My weblog ELECTRON BLUE, which concentrated on science and mathematics, ran from 2004-2008. It is no longer being updated. My current blog, which is more art-related, is here.

Sun, 05 Jun, 2005

One page a day

I usually work through about one page a day in my Barron's text. It might actually be two pages sometimes. I do a section on one subject, with a couple of sample problems. Each one of these is made ultra-simple for the high school beginner, but at least it introduces the concept. Today's section was on free fall and weightlessness. Tomorrow's will be how satellites achieve orbit around the earth or any space body exerting gravitation. This does indeed involve rocket science.

One thing that continues to confuse me is the combination of different units of measurement in calculation. There are so many different kinds of quantities to remember. For instance, the calculation of the mass of a planet using the acceleration of its gravity, its radius, and the universal constant of gravity involves not only meters per second2 for the acceleration, but Newtons x meters2/kg2 for the universal constant of gravity. And if you square the radius of the earth as one does in the inverse square rule, then that adds meters2 which really confuses me as I associate that with area, not radius. And then, it seems to all cancel out in the final calculation, leaving only the unit of mass, kilograms.

This is the kind of thing which is really hard to explain over Internet. You'd think that every communication problem could be solved by Internet, including sharing math calculations, and no doubt in the big laboratories they have virtual real-time screens which can share "blackboard" writing among people who are separated by continents. But it isn't here for us consumers yet. Where is my universal tablet-screen which can show me a DVD one minute and allow me to sketch, in real-time, a design for a client in New Zealand, the next minute? It will be mine if I live long enough. More technology is always good! More! As long as I don't have to actually meet up with anyone and bother them with my physics questions.

Enlightened Alan Lightman

I finally finished reading Alan Lightman's A SENSE OF THE MYSTERIOUS. This is one of those books where I like it so much I don't want it to end. This recent book is a compilation of some of Lightman's essays which he wrote over the last ten years or so. I wanted it to last as long as I could, so I only read a few pages a day. Since I am a painfully slow reader anyway, this worked.

Lightman, as I said before, is a physicist who became a writer. He describes his strategy when choosing a career:

"… I would put my writing on the back burner until I became well established in science. I knew of a few scientists who later became writers, like C.P. Snow and Rachel Carson, but no writers who later in life became scientists.

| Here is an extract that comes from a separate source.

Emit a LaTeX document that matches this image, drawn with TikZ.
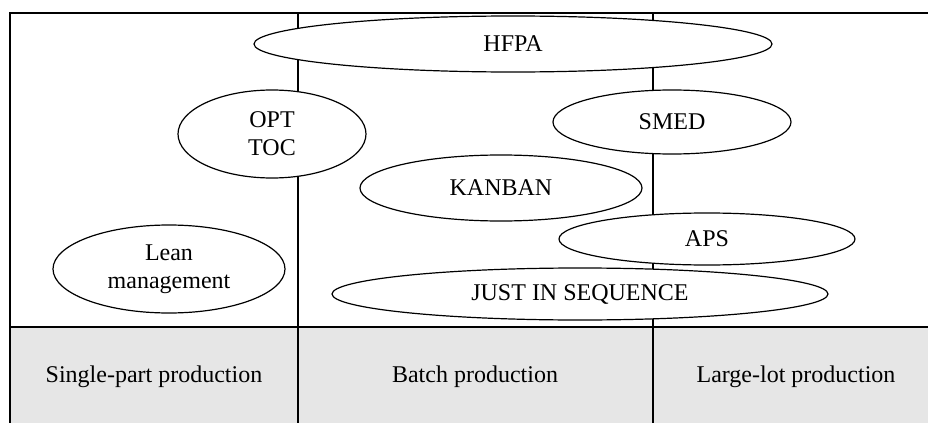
\documentclass[tikz,border=0pt]{standalone}
\usepackage{fontspec}
\setmainfont{Liberation Serif}
\usetikzlibrary{shapes.geometric}

\begin{document}
\begin{tikzpicture}[x=0.5pt, y=-0.5pt, font=\fontsize{12}{14}\selectfont]

      \tikzset{method/.style={draw, ellipse, fill=white, line width=.6pt, inner sep=0pt, align=center}}
      \tikzset{grid/.style={line width=.8pt}}
      \definecolor{rowgray}{RGB}{230,230,230}

      \useasboundingbox (0,0) rectangle (928,423);
      \clip (0,0) rectangle (928,423);
%% Table
      	\fill[rowgray] (10,327) rectangle (940,440);
      	\draw[grid] (10,13) rectangle (940,440);
      	\draw[grid] (10,327) -- (940,327);
      	\draw[grid] (298,13) -- (298,440);
      	\draw[grid] (653,13) -- (653,440);
%% Production types
      	\node (single) at (154,377) {Single-part production};
      	\node (batch) at (475,377) {Batch production};
      	\node (large) at (796,377) {Large-lot production};
%% Methods
      	\node[method, minimum width=259pt, minimum height=28pt] (hfpa) at (513,44) {HFPA};
      	\node[method, minimum width=94pt, minimum height=44pt] (opt) at (272,134) {OPT\\TOC};
      	\node[method, minimum width=119pt, minimum height=32pt] (smed) at (672,122) {SMED};
      	\node[method, minimum width=141pt, minimum height=33pt] (kanban) at (501,188) {KANBAN};
      	\node[method, minimum width=148pt, minimum height=26pt] (aps) at (707,239) {APS};
      	\node[method, minimum width=248pt, minimum height=26pt] (jis) at (580,294) {JUST IN SEQUENCE};
      	\node[method, minimum width=116pt, minimum height=44pt] (lean) at (169,269) {Lean\\management};

	\end{tikzpicture}
\end{document}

For some reason, science — at least the creative, research side of science — is a young person's game.…"

As a result of this decision, he now writes better than any other writer I have read about the inner workings of a scientist's mind, and how he really feels when doing the work, and what motivates him to do it. He is an introspective scientist who can express what it is like from experience. He also carries on the tradition of scientific storytelling, with essays about some of the most famous scientists of our time, such as Einstein and Feynman. Every science writer I have read, and every scientist I have met, tells these personal stories; it seems to be a tradition. Musicians do the same thing, and I've listened to many wonderful (or funny) stories about composers or conductors while I was growing up. Writers get to write personal anecdotes in their professional work, while scientists don't.

My favorite piece in the collection is the one, written in 2000, called "Portrait of the Writer as a Young Scientist." This essay is so wonderful that I wish I could quote the whole thing here, because just one paragraph isn't enough. I am not going to try to extract a meaningful quote. If you have the interest, time or inclination, it's worth picking up the book and reading it yourself, here at

Alan Lightman is one of those people whom I would love to contact, in the hope of having a conversation about art and physics. Interestingly, he has chosen not to use e-mail as a means of communication (due to philosophical concerns he has portrayed in his books) so one has to write to him by paper mail. I have a list of people whose books I love or whose science or art I admire, whom I would like to contact, but I have held back from trying because I don't want to act like a dork (see my "Face to Face" posting of 1 June.). If there were a proper, socially acceptable, and gracious way to do it, I'd like to know. Maybe someone has written a "how-to" article on the process. It always helps if there's a text to read, even if it's only one page at a time.